**Data rows:**
┌──
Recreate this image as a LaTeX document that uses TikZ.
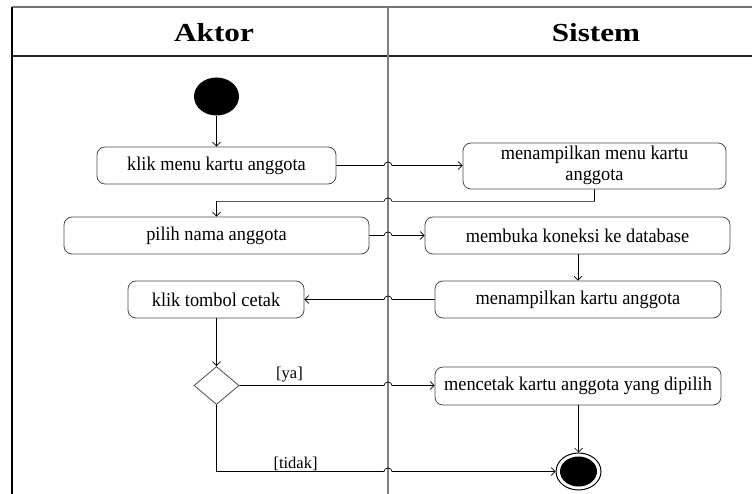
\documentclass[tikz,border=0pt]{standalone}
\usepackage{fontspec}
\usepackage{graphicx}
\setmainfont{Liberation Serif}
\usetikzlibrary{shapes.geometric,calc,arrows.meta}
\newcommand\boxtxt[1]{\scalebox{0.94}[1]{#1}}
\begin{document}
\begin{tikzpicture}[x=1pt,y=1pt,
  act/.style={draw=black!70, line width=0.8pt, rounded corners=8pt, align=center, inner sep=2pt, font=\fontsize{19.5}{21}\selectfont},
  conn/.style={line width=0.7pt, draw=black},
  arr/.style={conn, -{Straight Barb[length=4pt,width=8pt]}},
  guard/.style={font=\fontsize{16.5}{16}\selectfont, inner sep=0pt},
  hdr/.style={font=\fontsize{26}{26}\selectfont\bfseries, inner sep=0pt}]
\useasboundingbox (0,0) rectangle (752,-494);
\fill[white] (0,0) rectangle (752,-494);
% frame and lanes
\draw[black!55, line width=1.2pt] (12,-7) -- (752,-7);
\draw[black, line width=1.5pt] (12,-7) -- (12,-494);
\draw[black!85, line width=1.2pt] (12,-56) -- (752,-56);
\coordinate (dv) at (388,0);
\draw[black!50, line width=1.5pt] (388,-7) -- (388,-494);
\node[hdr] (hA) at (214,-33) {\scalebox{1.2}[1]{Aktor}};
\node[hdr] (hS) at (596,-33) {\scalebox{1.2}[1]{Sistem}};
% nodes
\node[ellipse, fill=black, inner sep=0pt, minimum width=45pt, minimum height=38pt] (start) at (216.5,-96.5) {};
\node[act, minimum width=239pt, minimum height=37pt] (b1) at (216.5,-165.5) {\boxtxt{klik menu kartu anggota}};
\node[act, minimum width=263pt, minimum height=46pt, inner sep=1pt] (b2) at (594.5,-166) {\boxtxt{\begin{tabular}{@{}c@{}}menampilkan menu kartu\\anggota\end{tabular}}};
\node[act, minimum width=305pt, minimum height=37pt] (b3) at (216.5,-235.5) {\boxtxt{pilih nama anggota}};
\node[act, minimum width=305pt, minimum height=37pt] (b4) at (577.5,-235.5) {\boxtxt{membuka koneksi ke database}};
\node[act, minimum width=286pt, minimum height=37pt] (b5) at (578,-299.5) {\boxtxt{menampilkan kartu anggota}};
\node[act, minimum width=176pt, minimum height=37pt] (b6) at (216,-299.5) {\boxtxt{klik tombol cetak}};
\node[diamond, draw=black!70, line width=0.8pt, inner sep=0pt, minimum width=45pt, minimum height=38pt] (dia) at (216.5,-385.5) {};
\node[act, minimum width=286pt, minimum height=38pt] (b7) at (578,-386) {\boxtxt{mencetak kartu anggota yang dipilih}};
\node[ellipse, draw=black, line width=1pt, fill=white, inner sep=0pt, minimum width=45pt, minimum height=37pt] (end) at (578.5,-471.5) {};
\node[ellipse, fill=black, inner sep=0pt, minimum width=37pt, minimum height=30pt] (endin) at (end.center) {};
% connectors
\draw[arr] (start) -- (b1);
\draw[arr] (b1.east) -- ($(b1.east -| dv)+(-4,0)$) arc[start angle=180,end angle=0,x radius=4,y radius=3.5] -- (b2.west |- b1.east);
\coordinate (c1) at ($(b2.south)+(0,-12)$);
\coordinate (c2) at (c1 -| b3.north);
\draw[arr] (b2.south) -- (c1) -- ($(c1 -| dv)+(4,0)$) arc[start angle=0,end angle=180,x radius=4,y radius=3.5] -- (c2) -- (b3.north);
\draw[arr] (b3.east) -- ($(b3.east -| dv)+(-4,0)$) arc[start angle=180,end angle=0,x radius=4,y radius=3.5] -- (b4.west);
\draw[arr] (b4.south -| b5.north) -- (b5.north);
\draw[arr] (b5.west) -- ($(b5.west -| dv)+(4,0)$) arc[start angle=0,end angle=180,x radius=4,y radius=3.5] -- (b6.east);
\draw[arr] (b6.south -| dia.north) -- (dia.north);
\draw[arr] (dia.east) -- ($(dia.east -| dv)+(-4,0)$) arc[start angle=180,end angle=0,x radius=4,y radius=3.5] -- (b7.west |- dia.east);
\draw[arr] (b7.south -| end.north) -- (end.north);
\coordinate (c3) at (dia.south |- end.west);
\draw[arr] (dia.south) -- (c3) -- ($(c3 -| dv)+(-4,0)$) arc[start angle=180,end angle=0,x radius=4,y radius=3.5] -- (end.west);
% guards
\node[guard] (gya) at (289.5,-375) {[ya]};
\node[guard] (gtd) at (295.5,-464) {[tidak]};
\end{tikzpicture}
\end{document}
└──
┌──
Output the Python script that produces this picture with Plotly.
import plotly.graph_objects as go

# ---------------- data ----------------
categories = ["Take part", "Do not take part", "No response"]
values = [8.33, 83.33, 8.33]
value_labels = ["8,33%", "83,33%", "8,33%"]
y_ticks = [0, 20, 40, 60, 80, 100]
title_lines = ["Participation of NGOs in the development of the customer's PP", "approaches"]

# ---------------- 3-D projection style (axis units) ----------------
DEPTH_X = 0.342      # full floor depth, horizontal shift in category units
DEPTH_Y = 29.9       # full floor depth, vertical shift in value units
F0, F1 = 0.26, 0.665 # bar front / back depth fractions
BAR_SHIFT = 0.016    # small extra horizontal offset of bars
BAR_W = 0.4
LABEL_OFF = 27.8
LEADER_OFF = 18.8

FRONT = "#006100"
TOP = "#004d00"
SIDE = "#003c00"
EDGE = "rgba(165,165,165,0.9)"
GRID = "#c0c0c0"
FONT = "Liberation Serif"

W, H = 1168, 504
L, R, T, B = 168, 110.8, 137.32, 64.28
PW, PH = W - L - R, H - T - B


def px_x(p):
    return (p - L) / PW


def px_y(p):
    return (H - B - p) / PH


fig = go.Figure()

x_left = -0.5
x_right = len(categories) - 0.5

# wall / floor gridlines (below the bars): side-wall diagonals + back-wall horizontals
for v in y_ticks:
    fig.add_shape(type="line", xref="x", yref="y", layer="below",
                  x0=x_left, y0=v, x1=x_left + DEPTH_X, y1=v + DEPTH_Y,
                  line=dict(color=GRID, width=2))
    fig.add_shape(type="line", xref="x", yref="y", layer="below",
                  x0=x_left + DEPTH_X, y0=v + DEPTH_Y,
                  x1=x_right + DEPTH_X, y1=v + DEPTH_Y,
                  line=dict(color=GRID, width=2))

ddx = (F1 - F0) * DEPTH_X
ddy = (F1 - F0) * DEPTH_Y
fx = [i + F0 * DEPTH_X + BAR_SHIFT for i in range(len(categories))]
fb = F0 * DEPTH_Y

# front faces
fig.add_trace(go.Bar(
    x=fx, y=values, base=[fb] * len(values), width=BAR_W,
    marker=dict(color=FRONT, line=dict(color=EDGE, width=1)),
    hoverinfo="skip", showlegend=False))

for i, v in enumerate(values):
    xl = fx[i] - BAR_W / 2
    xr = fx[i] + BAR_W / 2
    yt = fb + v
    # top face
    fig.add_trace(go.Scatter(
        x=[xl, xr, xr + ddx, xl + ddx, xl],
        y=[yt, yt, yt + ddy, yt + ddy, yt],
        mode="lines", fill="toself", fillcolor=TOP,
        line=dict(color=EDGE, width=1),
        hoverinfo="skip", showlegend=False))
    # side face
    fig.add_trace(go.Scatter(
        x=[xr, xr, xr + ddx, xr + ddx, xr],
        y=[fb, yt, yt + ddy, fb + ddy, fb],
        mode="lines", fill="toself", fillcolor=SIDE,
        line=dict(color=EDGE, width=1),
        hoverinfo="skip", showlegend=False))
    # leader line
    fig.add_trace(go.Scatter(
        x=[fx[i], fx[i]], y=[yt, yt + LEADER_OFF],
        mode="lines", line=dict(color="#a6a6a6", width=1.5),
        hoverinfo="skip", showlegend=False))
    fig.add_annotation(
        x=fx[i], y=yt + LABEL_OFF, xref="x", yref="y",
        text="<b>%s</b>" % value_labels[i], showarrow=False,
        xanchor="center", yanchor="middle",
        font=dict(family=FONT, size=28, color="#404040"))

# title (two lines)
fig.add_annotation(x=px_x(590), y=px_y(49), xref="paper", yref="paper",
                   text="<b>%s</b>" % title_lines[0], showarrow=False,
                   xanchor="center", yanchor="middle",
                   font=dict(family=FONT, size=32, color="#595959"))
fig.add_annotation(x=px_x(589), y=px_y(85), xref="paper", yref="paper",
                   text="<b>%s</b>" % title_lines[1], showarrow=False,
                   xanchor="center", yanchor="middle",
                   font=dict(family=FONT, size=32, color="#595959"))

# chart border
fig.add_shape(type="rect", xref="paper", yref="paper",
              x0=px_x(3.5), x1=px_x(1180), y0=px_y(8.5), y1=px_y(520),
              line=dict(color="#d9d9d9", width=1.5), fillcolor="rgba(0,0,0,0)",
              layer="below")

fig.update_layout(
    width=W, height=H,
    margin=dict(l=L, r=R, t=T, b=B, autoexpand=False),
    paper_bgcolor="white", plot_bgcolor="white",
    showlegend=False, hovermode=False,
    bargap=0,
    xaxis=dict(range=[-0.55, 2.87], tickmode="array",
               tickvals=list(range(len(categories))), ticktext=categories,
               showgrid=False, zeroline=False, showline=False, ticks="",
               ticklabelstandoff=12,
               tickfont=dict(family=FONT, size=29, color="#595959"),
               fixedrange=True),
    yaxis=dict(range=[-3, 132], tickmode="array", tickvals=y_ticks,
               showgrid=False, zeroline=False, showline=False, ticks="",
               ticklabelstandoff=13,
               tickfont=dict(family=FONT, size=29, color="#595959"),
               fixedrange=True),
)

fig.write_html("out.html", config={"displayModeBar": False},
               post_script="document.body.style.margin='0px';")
└──
┌──
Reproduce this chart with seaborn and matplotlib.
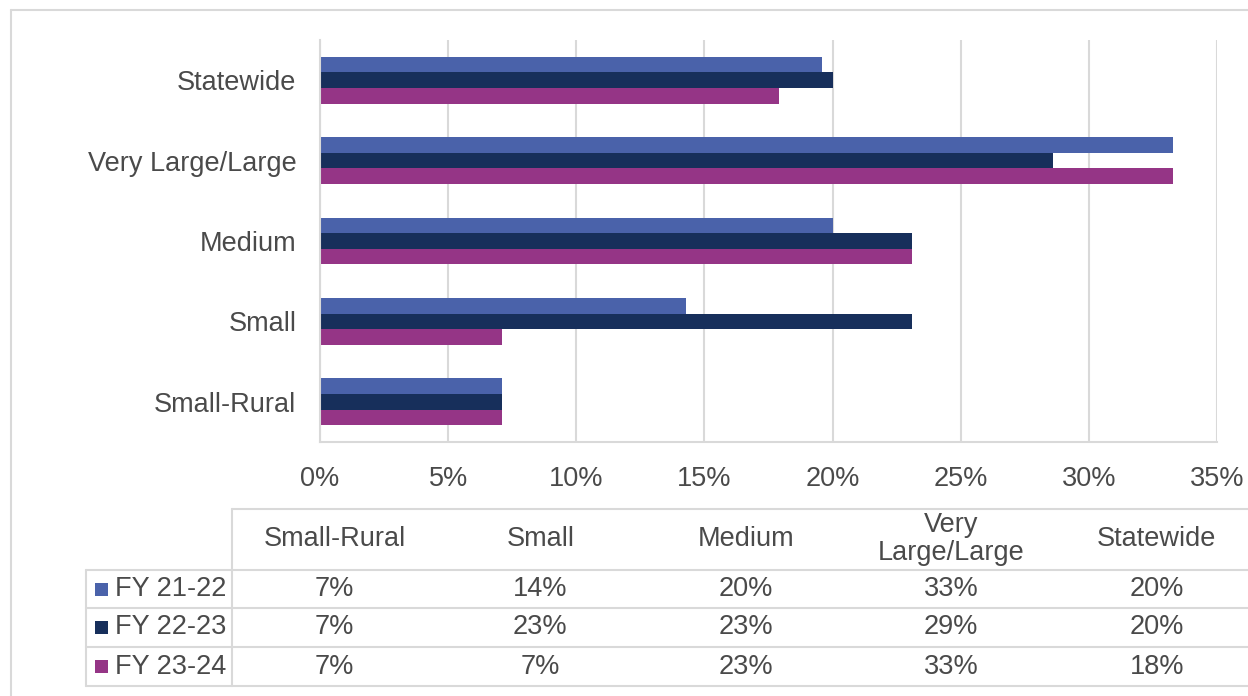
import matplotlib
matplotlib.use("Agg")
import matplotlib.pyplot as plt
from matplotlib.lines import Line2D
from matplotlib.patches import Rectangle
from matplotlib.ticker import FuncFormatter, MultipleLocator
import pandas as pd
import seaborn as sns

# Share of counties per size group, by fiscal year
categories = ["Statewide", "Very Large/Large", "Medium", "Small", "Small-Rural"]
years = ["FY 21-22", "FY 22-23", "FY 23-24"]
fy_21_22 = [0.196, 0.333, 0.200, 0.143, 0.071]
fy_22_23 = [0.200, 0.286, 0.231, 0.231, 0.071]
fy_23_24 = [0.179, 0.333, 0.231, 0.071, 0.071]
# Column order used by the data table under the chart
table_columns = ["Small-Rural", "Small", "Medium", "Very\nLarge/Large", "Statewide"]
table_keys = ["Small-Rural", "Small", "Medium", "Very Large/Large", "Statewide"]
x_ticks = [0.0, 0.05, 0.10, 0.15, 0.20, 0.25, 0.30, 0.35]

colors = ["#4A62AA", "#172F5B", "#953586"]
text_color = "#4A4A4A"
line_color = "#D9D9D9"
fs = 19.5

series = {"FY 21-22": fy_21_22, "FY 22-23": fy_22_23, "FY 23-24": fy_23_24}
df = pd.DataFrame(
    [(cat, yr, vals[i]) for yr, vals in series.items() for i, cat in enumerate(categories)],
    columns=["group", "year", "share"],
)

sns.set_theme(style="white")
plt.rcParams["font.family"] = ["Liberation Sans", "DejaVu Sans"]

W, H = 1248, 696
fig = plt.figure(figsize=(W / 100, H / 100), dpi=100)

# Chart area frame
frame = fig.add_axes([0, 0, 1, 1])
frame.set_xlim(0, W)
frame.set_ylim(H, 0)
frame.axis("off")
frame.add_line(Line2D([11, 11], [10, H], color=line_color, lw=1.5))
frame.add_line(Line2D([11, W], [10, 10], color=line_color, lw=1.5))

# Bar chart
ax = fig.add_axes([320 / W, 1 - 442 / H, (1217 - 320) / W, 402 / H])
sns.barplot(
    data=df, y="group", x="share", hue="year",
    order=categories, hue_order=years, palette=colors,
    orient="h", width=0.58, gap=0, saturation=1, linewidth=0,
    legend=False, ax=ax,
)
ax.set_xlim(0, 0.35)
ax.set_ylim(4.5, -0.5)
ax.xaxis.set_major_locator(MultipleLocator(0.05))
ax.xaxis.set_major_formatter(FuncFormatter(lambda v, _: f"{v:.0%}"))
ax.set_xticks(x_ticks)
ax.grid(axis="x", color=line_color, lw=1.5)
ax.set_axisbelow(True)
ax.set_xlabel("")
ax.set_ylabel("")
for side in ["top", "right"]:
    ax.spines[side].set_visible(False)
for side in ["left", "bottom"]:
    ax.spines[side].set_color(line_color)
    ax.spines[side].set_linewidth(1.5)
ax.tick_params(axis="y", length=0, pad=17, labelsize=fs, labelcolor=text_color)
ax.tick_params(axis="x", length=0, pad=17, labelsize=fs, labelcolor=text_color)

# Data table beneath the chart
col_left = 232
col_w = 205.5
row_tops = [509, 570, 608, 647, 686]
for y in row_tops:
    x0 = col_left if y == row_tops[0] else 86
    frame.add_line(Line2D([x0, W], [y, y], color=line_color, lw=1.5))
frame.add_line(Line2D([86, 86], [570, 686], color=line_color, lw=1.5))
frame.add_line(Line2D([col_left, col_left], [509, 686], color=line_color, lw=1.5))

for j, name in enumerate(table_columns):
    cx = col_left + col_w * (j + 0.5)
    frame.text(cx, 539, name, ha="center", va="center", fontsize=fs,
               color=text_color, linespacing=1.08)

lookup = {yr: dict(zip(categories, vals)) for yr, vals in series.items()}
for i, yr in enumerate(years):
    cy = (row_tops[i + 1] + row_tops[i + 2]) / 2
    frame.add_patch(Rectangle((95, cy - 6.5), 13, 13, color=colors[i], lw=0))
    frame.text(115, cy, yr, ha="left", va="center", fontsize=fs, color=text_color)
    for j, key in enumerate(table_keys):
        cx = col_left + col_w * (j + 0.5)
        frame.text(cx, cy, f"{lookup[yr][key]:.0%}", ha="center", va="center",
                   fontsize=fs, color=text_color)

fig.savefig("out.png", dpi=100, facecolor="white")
└──
**Objective:**
Copy out exactly the lines from the one containing "Output the Python" to the one containing "import plotly.graph_objects as go", both ends inclusive.

**Output of the exercise:**
Output the Python script that produces this picture with Plotly.
import plotly.graph_objects as go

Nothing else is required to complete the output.